You're confusing the Oscillator calibration word with the band gap.
The band gap is used to set the reference voltage used by the Brown-out-detect and Power-on-reset circuits. It is held in the configuration word as two bits and needs to be read out before you erase the device. See 12F675 datasheet page 52
The oscillator calibration word is held at the top of program memory and again needs to be read out before the device is erased or you lose it.
It will run at 4Mhz +/- 1% if you run it at the same temperatue and voltage that it was calibrated at. I seem to recall reading somewhere that Microchip calibrate at 3.5volts / 25degC
See Figure 13-15 and 13-16 on page 112 of the 12F675 datasheet for a graphs of frequency variation vs supply voltage and temperature.

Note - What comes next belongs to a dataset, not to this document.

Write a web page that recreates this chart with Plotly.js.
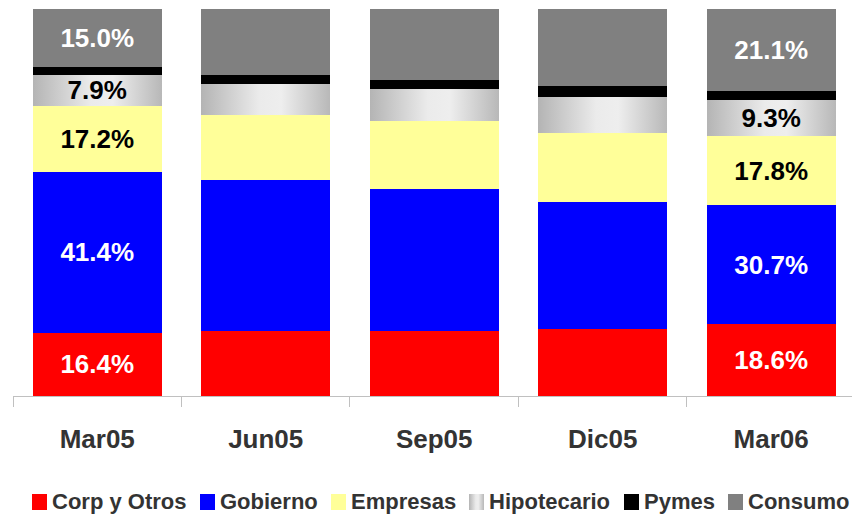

To set the OSCCAL register just use the code below and off you go.
Code:
bsf STATUS, RP0 ;Bank 1
call 3FFh ;Get the cal value
movwf OSCCAL ;Calibrate
bcf STATUS, RP0 ;Bank 0
Again, read the data sheet, page 16, 2.2.2.7 OSSCAL regsister.
The register uses the 6 high order bits to adjust the oscillator frequency with 111111xx being highest frequency it can adjust to and 000000xx the lowest. 100000xx is the centre of adjustment but not neccesarily the point at which the oscillator will run at 4Mhz.
There is no specifc relationship between the value and the frequency - you can't say an increment of 1 will increase the freqency by 15Hz if that's what you mean. Even if you find some relationship between the OSCCAL values and clock frequency for a particular device it may not hold for devices from another batch.